Pictures aside, quote the whole listing exactly.

= = = = =

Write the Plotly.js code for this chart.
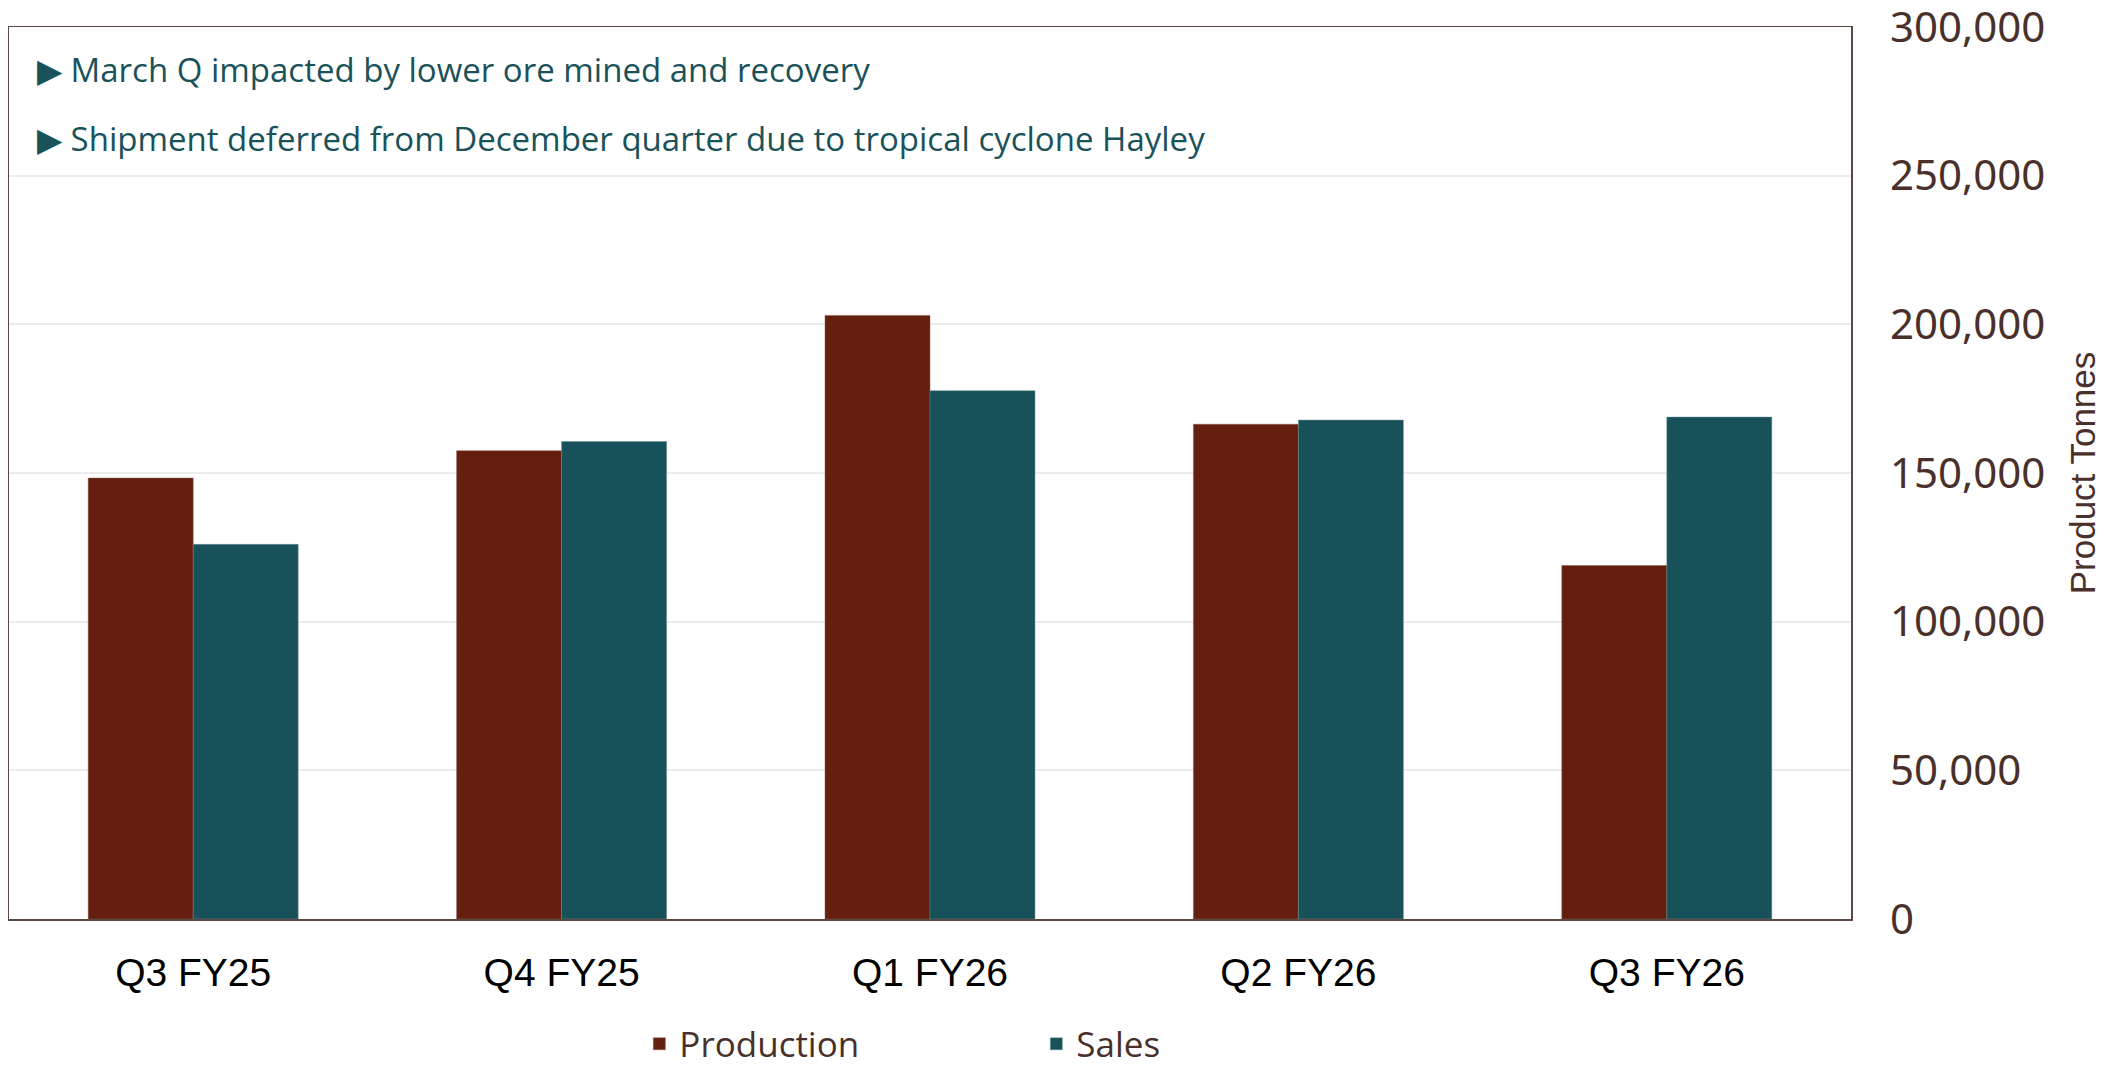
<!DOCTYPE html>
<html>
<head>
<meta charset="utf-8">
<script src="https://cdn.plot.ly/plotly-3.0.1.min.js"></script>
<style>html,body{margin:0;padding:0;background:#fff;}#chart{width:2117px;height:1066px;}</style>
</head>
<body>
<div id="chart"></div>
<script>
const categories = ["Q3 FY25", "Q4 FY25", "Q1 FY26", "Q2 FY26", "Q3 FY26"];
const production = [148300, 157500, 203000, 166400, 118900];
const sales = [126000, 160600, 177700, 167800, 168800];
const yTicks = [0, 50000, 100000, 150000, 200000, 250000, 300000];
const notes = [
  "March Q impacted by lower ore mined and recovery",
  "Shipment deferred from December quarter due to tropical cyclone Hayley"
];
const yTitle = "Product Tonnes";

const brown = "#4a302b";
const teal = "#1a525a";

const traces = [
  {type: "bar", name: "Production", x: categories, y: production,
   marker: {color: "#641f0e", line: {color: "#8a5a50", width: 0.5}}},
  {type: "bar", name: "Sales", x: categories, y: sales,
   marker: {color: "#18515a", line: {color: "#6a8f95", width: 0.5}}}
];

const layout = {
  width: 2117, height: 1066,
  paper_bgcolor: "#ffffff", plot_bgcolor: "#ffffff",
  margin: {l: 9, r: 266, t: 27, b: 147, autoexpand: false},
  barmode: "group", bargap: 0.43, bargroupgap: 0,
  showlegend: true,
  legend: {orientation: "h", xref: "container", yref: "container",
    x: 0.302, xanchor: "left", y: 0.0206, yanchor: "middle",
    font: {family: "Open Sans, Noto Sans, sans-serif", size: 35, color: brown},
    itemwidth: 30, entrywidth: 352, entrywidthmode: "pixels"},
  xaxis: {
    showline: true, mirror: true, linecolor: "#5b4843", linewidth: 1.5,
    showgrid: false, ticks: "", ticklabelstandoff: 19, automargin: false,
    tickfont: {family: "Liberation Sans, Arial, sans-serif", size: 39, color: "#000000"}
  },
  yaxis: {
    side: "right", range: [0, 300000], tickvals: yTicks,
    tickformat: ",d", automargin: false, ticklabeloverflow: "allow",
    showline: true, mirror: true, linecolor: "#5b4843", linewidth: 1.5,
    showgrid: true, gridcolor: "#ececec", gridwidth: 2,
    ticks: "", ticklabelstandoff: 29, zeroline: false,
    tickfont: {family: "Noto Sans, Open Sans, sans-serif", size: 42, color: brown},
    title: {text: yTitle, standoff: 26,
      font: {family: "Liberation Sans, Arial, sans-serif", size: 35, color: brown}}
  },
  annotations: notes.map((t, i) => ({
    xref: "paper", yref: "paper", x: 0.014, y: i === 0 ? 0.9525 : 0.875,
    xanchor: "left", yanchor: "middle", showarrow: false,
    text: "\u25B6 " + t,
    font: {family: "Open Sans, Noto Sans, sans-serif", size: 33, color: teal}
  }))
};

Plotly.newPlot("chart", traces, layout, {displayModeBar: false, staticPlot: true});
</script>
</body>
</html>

= = = = =

## Result below
Write the Plotly.js code for this chart.
<!DOCTYPE html>
<html>
<head>
<meta charset="utf-8">
<script src="https://cdn.plot.ly/plotly-3.0.1.min.js"></script>
<style>html,body{margin:0;padding:0;background:#fff;}#chart{width:2117px;height:1066px;}</style>
</head>
<body>
<div id="chart"></div>
<script>
const categories = ["Q3 FY25", "Q4 FY25", "Q1 FY26", "Q2 FY26", "Q3 FY26"];
const production = [148300, 157500, 203000, 166400, 118900];
const sales = [126000, 160600, 177700, 167800, 168800];
const yTicks = [0, 50000, 100000, 150000, 200000, 250000, 300000];
const notes = [
  "March Q impacted by lower ore mined and recovery",
  "Shipment deferred from December quarter due to tropical cyclone Hayley"
];
const yTitle = "Product Tonnes";

const brown = "#4a302b";
const teal = "#1a525a";

const traces = [
  {type: "bar", name: "Production", x: categories, y: production,
   marker: {color: "#641f0e", line: {color: "#8a5a50", width: 0.5}}},
  {type: "bar", name: "Sales", x: categories, y: sales,
   marker: {color: "#18515a", line: {color: "#6a8f95", width: 0.5}}}
];

const layout = {
  width: 2117, height: 1066,
  paper_bgcolor: "#ffffff", plot_bgcolor: "#ffffff",
  margin: {l: 9, r: 266, t: 27, b: 147, autoexpand: false},
  barmode: "group", bargap: 0.43, bargroupgap: 0,
  showlegend: true,
  legend: {orientation: "h", xref: "container", yref: "container",
    x: 0.302, xanchor: "left", y: 0.0206, yanchor: "middle",
    font: {family: "Open Sans, Noto Sans, sans-serif", size: 35, color: brown},
    itemwidth: 30, entrywidth: 352, entrywidthmode: "pixels"},
  xaxis: {
    showline: true, mirror: true, linecolor: "#5b4843", linewidth: 1.5,
    showgrid: false, ticks: "", ticklabelstandoff: 19, automargin: false,
    tickfont: {family: "Liberation Sans, Arial, sans-serif", size: 39, color: "#000000"}
  },
  yaxis: {
    side: "right", range: [0, 300000], tickvals: yTicks,
    tickformat: ",d", automargin: false, ticklabeloverflow: "allow",
    showline: true, mirror: true, linecolor: "#5b4843", linewidth: 1.5,
    showgrid: true, gridcolor: "#ececec", gridwidth: 2,
    ticks: "", ticklabelstandoff: 29, zeroline: false,
    tickfont: {family: "Noto Sans, Open Sans, sans-serif", size: 42, color: brown},
    title: {text: yTitle, standoff: 26,
      font: {family: "Liberation Sans, Arial, sans-serif", size: 35, color: brown}}
  },
  annotations: notes.map((t, i) => ({
    xref: "paper", yref: "paper", x: 0.014, y: i === 0 ? 0.9525 : 0.875,
    xanchor: "left", yanchor: "middle", showarrow: false,
    text: "\u25B6 " + t,
    font: {family: "Open Sans, Noto Sans, sans-serif", size: 33, color: teal}
  }))
};

Plotly.newPlot("chart", traces, layout, {displayModeBar: false, staticPlot: true});
</script>
</body>
</html>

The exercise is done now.